- What is needed
Copy exactly the lines from the beginning of the data down to and including the line holding "p1_p75_lo = [-0.12, -0.165, -0.29, -0.52, -0.84, -1.13]", without any pictures.

- Information supplied
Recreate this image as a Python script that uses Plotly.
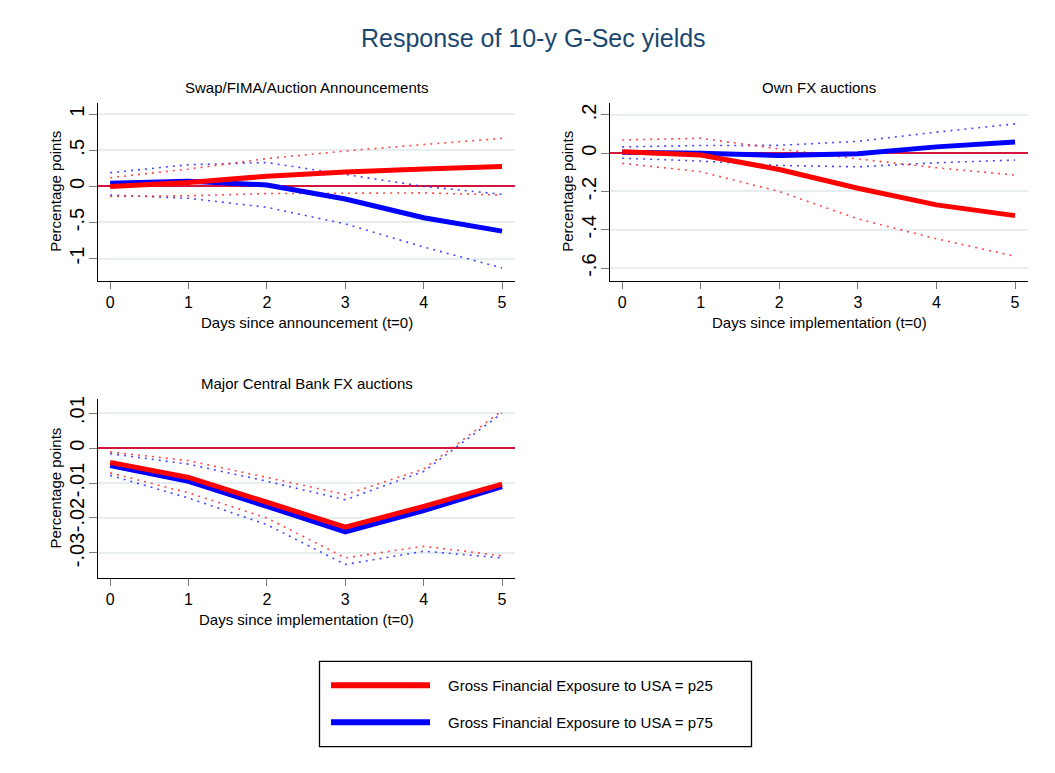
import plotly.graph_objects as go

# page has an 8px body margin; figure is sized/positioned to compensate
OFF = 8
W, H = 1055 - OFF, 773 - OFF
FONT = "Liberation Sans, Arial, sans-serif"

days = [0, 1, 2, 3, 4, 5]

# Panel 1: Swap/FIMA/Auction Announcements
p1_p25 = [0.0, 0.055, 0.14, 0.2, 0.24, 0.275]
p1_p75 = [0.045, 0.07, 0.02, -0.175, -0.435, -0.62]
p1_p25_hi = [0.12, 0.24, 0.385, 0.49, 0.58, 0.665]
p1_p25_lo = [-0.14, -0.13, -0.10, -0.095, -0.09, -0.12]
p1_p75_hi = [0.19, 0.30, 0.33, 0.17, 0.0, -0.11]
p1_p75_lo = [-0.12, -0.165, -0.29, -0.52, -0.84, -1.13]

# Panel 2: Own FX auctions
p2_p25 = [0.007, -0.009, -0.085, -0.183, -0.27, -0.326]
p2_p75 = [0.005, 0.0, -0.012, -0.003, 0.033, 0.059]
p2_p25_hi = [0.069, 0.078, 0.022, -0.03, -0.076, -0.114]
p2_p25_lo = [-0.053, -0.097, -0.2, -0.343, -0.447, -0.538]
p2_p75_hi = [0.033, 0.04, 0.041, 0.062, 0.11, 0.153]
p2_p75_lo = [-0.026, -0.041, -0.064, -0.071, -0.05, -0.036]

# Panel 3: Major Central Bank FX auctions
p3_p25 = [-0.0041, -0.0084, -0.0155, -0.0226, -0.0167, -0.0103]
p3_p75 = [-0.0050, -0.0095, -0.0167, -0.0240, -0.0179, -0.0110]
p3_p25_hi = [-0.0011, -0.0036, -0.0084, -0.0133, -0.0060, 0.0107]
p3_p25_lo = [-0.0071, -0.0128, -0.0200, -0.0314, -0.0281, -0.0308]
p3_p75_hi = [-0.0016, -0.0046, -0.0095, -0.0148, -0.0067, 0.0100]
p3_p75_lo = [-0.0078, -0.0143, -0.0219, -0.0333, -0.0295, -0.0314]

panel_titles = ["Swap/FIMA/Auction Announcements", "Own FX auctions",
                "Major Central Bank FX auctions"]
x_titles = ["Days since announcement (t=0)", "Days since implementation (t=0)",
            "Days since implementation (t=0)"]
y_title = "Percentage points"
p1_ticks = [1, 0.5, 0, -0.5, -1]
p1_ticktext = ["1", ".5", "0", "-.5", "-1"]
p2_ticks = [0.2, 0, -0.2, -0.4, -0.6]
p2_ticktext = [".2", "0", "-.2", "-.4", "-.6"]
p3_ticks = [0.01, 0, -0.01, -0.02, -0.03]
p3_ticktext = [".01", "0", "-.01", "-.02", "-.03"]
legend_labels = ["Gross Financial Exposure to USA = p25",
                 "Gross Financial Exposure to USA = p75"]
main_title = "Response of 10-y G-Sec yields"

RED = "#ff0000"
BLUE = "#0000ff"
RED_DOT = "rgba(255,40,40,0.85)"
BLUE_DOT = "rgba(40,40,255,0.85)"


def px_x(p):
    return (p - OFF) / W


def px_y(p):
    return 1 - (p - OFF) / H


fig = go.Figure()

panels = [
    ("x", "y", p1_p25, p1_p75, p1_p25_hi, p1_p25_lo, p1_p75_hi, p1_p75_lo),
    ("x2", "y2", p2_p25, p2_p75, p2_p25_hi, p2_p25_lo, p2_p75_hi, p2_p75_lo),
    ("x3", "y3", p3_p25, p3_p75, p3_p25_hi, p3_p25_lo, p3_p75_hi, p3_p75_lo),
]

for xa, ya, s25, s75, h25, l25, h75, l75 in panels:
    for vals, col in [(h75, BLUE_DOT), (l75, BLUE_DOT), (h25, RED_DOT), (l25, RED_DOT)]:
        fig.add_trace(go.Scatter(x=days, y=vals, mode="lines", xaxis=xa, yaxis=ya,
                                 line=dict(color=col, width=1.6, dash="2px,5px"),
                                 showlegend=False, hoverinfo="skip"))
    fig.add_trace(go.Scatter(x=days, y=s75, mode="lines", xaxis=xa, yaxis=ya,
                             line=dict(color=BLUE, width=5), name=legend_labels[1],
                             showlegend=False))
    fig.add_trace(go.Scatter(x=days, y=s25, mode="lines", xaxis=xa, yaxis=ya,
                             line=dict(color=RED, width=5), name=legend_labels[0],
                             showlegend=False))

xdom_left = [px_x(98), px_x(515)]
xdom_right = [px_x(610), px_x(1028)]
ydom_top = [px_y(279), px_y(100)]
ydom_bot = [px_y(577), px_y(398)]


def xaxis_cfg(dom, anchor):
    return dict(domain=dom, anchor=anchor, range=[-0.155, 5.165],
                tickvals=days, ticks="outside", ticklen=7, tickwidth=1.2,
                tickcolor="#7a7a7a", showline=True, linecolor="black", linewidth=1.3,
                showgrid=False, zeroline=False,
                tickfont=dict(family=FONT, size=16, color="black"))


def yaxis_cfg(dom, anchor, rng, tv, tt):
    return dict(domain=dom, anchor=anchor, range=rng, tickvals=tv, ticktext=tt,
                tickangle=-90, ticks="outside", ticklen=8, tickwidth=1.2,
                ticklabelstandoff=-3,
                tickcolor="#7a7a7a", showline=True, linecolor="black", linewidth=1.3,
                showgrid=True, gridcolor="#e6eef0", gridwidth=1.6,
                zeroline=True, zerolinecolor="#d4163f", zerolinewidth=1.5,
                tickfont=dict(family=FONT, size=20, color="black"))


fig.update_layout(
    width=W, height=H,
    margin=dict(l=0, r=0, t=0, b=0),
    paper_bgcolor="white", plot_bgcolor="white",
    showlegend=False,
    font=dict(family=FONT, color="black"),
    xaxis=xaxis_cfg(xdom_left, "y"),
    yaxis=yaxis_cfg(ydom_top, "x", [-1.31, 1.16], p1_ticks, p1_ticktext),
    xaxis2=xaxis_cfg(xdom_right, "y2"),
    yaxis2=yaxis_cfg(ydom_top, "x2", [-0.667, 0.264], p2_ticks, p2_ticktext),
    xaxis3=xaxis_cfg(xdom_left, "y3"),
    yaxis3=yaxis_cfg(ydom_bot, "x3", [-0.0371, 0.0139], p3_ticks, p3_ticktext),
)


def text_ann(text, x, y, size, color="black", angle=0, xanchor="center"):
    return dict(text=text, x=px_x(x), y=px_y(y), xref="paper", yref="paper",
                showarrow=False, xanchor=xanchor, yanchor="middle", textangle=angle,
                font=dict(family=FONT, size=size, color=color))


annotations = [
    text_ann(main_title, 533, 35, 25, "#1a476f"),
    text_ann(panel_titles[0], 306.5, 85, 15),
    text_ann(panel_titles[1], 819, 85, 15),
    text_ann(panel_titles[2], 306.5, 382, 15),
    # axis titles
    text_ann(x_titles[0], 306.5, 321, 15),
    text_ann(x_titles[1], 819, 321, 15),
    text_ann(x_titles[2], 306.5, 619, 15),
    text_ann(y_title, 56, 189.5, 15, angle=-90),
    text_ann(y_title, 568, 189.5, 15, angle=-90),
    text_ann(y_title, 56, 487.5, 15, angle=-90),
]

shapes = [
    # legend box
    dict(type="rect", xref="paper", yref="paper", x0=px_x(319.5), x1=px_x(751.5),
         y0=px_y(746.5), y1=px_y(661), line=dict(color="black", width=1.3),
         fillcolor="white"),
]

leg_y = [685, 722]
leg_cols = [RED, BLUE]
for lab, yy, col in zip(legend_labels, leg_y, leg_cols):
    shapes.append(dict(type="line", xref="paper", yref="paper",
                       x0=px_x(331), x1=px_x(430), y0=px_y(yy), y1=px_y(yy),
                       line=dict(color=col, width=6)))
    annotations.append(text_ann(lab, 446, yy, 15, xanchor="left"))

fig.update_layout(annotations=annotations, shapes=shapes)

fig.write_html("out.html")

- Solution for this exercise
Recreate this image as a Python script that uses Plotly.
import plotly.graph_objects as go

# page has an 8px body margin; figure is sized/positioned to compensate
OFF = 8
W, H = 1055 - OFF, 773 - OFF
FONT = "Liberation Sans, Arial, sans-serif"

days = [0, 1, 2, 3, 4, 5]

# Panel 1: Swap/FIMA/Auction Announcements
p1_p25 = [0.0, 0.055, 0.14, 0.2, 0.24, 0.275]
p1_p75 = [0.045, 0.07, 0.02, -0.175, -0.435, -0.62]
p1_p25_hi = [0.12, 0.24, 0.385, 0.49, 0.58, 0.665]
p1_p25_lo = [-0.14, -0.13, -0.10, -0.095, -0.09, -0.12]
p1_p75_hi = [0.19, 0.30, 0.33, 0.17, 0.0, -0.11]
p1_p75_lo = [-0.12, -0.165, -0.29, -0.52, -0.84, -1.13]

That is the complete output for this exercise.